I think about that a lot. I grew up very close to my grandmother. She survived Nazi occupation as a child. Her town was taken over, her family was murdered, and she made it to the United States at twelve after a long and arduous journey. I spent a lifetime trying to understand how something like that happens, how people turn on each other like that.
At first, I thought it was simple. Good people and bad people. It’s not that clean. People don’t just wake up one day and become hateful. There are conditions that lead there. One of the biggest is distance.
It’s easy to fear people you don’t know. That changes when you actually know them.
And I think about that when it comes to race. I’m a white person running in a district that is majority Black and diverse in a lot of ways. I don’t take that lightly. I don’t know what it’s like to experience racism, and I’m not going to pretend I do.
But I do know what it feels like to be seen as different. As a Jewish person and as a gay person, I’ve felt that distance, the assumptions, the sense that you don’t quite belong. That’s not the same as race in this country, but it taught me something.
Distance makes differences feel bigger. Proximity makes them smaller.
I live in a diverse neighborhood, and it’s one of the best parts of my life. You see each other outside. You talk. You help each other out. You get small windows into each other’s lives that you wouldn’t get otherwise.
Over time, that changes how you see people. You start to understand different perspectives, but you also start to see how much we have in common. You build relationships in small moments that add up. You start to feel responsible for each other.
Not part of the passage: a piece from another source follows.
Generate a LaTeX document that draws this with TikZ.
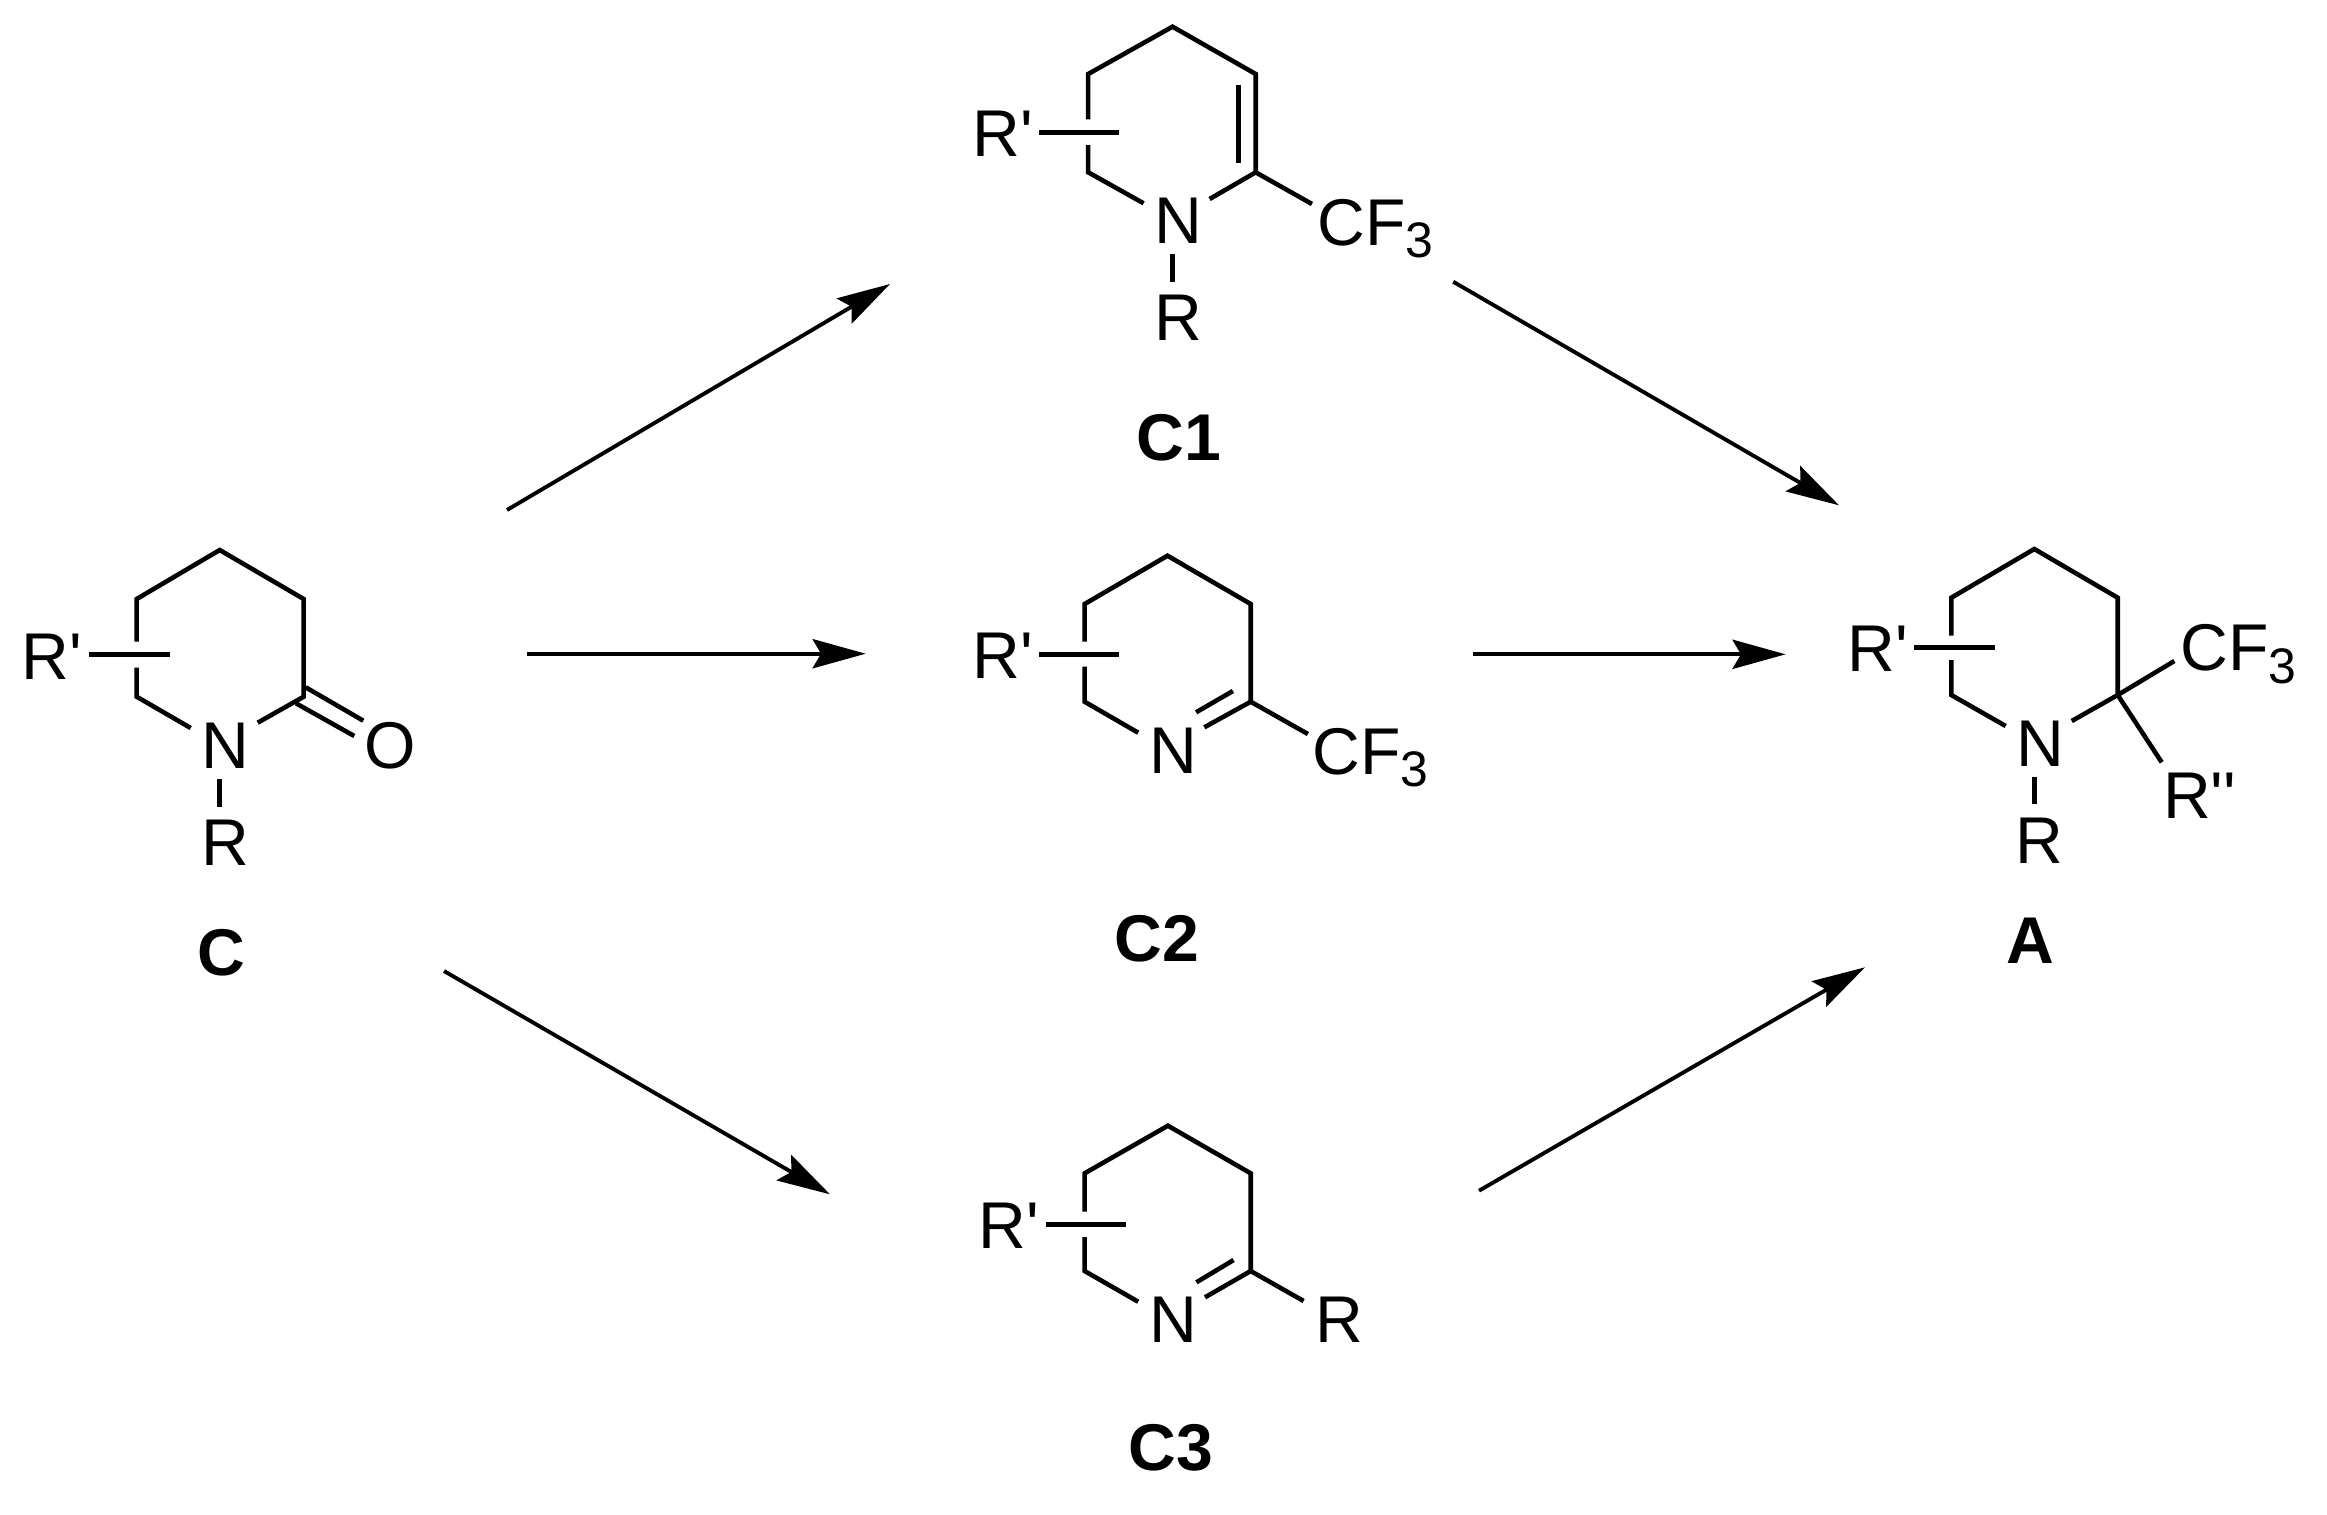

And that doesn’t happen by accident.
It happens in real places. Parks, sidewalks, local businesses, community events, sports leagues. The everyday places where people naturally run into each other. That’s where community comes from.
And those places are shaped by how we build.
The way we design our neighborhoods determines whether people connect or stay separate. When people stay separate, it’s easier to misunderstand each other, easier to divide, easier to make decisions about people you don’t really know.
And that shows up in real ways.
When the people making decisions are disconnected from the people living with the consequences, costs get pushed somewhere else. Someone benefits. Someone else pays.
Right now, it’s regular people paying.
That’s why costs keep going up. That’s why housing feels out of reach. That’s why growth feels like it's taking from the people who live here.
It’s not just a policy problem. We’re paying for that disconnection.
When we build places that keep people apart, we make it easier for decisions to ignore real life. But when people know each other, something changes. There’s more understanding, more accountability, and decisions start to reflect that.
That comes from how we build and who we build for.
That’s why I’m running.
I want growth that gives rather than takes. Growth that brings people together instead of pushing them apart. Growth that lowers costs instead of shifting them.
Because the way we build our communities shapes everything. It shapes how we live, what we can afford, and how we see each other.